### [Direction]
Leave out the pictures and transcribe everything else exactly.

╭──

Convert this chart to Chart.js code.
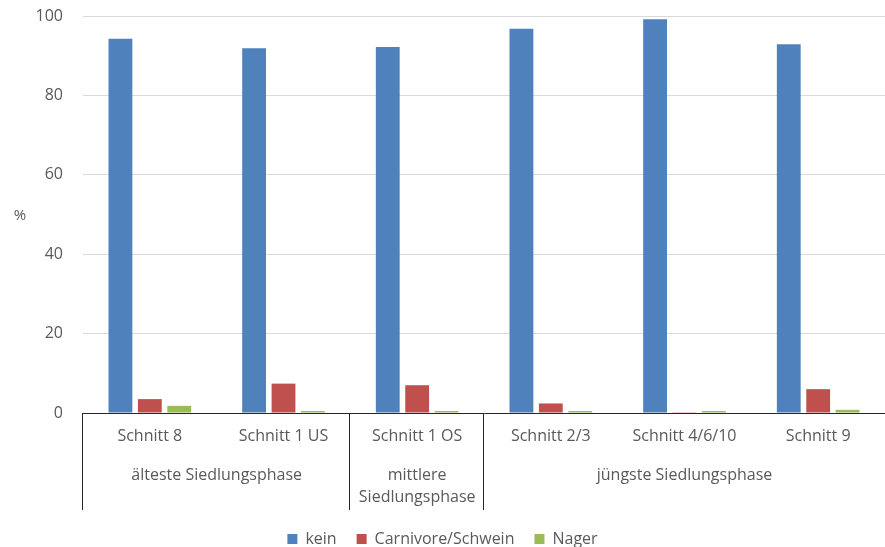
<!DOCTYPE html>
<html>
<head>
<meta charset="utf-8">
<script src="https://cdn.jsdelivr.net/npm/chart.js@4"></script>
<style>
  html, body { margin: 0; padding: 0; background: #fff; }
  #wrap { width: 885px; height: 547px; position: relative; }
</style>
</head>
<body>
<div id="wrap"><canvas id="chart"></canvas></div>
<script>
// categories and groups (lower level of the category axis)
const categories = ['Schnitt 8', 'Schnitt 1 US', 'Schnitt 1 OS', 'Schnitt 2/3', 'Schnitt 4/6/10', 'Schnitt 9'];
const groupLabels = [['älteste Siedlungsphase'], ['mittlere', 'Siedlungsphase'], ['jüngste Siedlungsphase']];
const groupSpans = [2, 1, 3];

// series values in %
const kein = [94.3, 91.9, 92.2, 96.8, 99.2, 92.9];
const carnivore = [3.5, 7.4, 7.0, 2.4, 0.2, 6.0];
const nager = [1.8, 0.5, 0.5, 0.5, 0.5, 0.8];

const yTicks = [0, 20, 40, 60, 80, 100];
const seriesNames = ['kein', 'Carnivore/Schwein', 'Nager'];

const FONT = "'Open Sans', sans-serif";
const TXT = '#595959';

// legend keeps its item spacing but takes less height at the bottom
const legendHeight = {
  id: 'legendHeight',
  afterInit(chart) {
    const lg = chart.legend; if (!lg) return;
    const fit = lg.fit;
    lg.fit = function () { fit.call(this); this.height = 36; };
  }
};

// draws group labels, separators and the "%" axis title
const groupAxis = {
  id: 'groupAxis',
  afterDraw(chart) {
    const c = chart.ctx, x = chart.scales.x, area = chart.chartArea;
    const w = (x.right - x.left) / categories.length;
    c.save();
    c.strokeStyle = '#262626'; c.lineWidth = 1;
    let k = 0;
    groupSpans.forEach((span, gi) => {
      const x0 = Math.round(x.left + k * w) - 0.5;
      c.beginPath(); c.moveTo(x0, area.bottom); c.lineTo(x0, 510); c.stroke();
      const cx = x.left + (k + span / 2) * w;
      c.fillStyle = TXT; c.font = '16px ' + FONT; c.textAlign = 'center'; c.textBaseline = 'middle';
      groupLabels[gi].forEach((t, li) => c.fillText(t, cx, 475 + li * 22));
      k += span;
    });
    c.fillStyle = TXT; c.font = '15px ' + FONT; c.textAlign = 'center'; c.textBaseline = 'middle';
    c.fillText('%', 20, 216);
    c.restore();
  }
};

new Chart(document.getElementById('chart'), {
  type: 'bar',
  data: {
    labels: categories,
    datasets: [
      { label: seriesNames[0], data: kein, backgroundColor: '#4F81BD' },
      { label: seriesNames[1], data: carnivore, backgroundColor: '#C0504D' },
      { label: seriesNames[2], data: nager, backgroundColor: '#9BBB59' }
    ]
  },
  options: {
    responsive: true, maintainAspectRatio: false, animation: false,
    layout: { padding: { top: 16, left: 0, right: 0, bottom: 0 } },
    datasets: { bar: { categoryPercentage: 0.66, barPercentage: 0.81 } },
    plugins: {
      tooltip: { enabled: false },
      legend: {
        position: 'bottom',
        labels: { boxWidth: 10, boxHeight: 10, padding: 20, color: TXT, font: { family: FONT, size: 16 } }
      }
    },
    scales: {
      x: {
        grid: { display: false, drawTicks: false },
        border: { display: true, color: '#262626', width: 1 },
        ticks: { color: TXT, font: { family: FONT, size: 16 }, padding: 14, maxRotation: 0 },
        afterFit(s) { s.height = 98; }
      },
      y: {
        min: 0, max: 100,
        afterBuildTicks(s) { s.ticks = yTicks.map(v => ({ value: v })); },
        grid: { color: '#D9D9D9', drawTicks: true, tickLength: 20, tickColor: 'rgba(0,0,0,0)' },
        border: { display: false },
        ticks: { color: TXT, font: { family: FONT, size: 16 }, padding: 0 },
        afterFit(s) { s.width = 83; }
      }
    }
  },
  plugins: [legendHeight, groupAxis]
});
</script>
</body>
</html>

╰──

### [Answer to the problem]
Convert this chart to Chart.js code.
<!DOCTYPE html>
<html>
<head>
<meta charset="utf-8">
<script src="https://cdn.jsdelivr.net/npm/chart.js@4"></script>
<style>
  html, body { margin: 0; padding: 0; background: #fff; }
  #wrap { width: 885px; height: 547px; position: relative; }
</style>
</head>
<body>
<div id="wrap"><canvas id="chart"></canvas></div>
<script>
// categories and groups (lower level of the category axis)
const categories = ['Schnitt 8', 'Schnitt 1 US', 'Schnitt 1 OS', 'Schnitt 2/3', 'Schnitt 4/6/10', 'Schnitt 9'];
const groupLabels = [['älteste Siedlungsphase'], ['mittlere', 'Siedlungsphase'], ['jüngste Siedlungsphase']];
const groupSpans = [2, 1, 3];

// series values in %
const kein = [94.3, 91.9, 92.2, 96.8, 99.2, 92.9];
const carnivore = [3.5, 7.4, 7.0, 2.4, 0.2, 6.0];
const nager = [1.8, 0.5, 0.5, 0.5, 0.5, 0.8];

const yTicks = [0, 20, 40, 60, 80, 100];
const seriesNames = ['kein', 'Carnivore/Schwein', 'Nager'];

const FONT = "'Open Sans', sans-serif";
const TXT = '#595959';

// legend keeps its item spacing but takes less height at the bottom
const legendHeight = {
  id: 'legendHeight',
  afterInit(chart) {
    const lg = chart.legend; if (!lg) return;
    const fit = lg.fit;
    lg.fit = function () { fit.call(this); this.height = 36; };
  }
};

// draws group labels, separators and the "%" axis title
const groupAxis = {
  id: 'groupAxis',
  afterDraw(chart) {
    const c = chart.ctx, x = chart.scales.x, area = chart.chartArea;
    const w = (x.right - x.left) / categories.length;
    c.save();
    c.strokeStyle = '#262626'; c.lineWidth = 1;
    let k = 0;
    groupSpans.forEach((span, gi) => {
      const x0 = Math.round(x.left + k * w) - 0.5;
      c.beginPath(); c.moveTo(x0, area.bottom); c.lineTo(x0, 510); c.stroke();
      const cx = x.left + (k + span / 2) * w;
      c.fillStyle = TXT; c.font = '16px ' + FONT; c.textAlign = 'center'; c.textBaseline = 'middle';
      groupLabels[gi].forEach((t, li) => c.fillText(t, cx, 475 + li * 22));
      k += span;
    });
    c.fillStyle = TXT; c.font = '15px ' + FONT; c.textAlign = 'center'; c.textBaseline = 'middle';
    c.fillText('%', 20, 216);
    c.restore();
  }
};

new Chart(document.getElementById('chart'), {
  type: 'bar',
  data: {
    labels: categories,
    datasets: [
      { label: seriesNames[0], data: kein, backgroundColor: '#4F81BD' },
      { label: seriesNames[1], data: carnivore, backgroundColor: '#C0504D' },
      { label: seriesNames[2], data: nager, backgroundColor: '#9BBB59' }
    ]
  },
  options: {
    responsive: true, maintainAspectRatio: false, animation: false,
    layout: { padding: { top: 16, left: 0, right: 0, bottom: 0 } },
    datasets: { bar: { categoryPercentage: 0.66, barPercentage: 0.81 } },
    plugins: {
      tooltip: { enabled: false },
      legend: {
        position: 'bottom',
        labels: { boxWidth: 10, boxHeight: 10, padding: 20, color: TXT, font: { family: FONT, size: 16 } }
      }
    },
    scales: {
      x: {
        grid: { display: false, drawTicks: false },
        border: { display: true, color: '#262626', width: 1 },
        ticks: { color: TXT, font: { family: FONT, size: 16 }, padding: 14, maxRotation: 0 },
        afterFit(s) { s.height = 98; }
      },
      y: {
        min: 0, max: 100,
        afterBuildTicks(s) { s.ticks = yTicks.map(v => ({ value: v })); },
        grid: { color: '#D9D9D9', drawTicks: true, tickLength: 20, tickColor: 'rgba(0,0,0,0)' },
        border: { display: false },
        ticks: { color: TXT, font: { family: FONT, size: 16 }, padding: 0 },
        afterFit(s) { s.width = 83; }
      }
    }
  },
  plugins: [legendHeight, groupAxis]
});
</script>
</body>
</html>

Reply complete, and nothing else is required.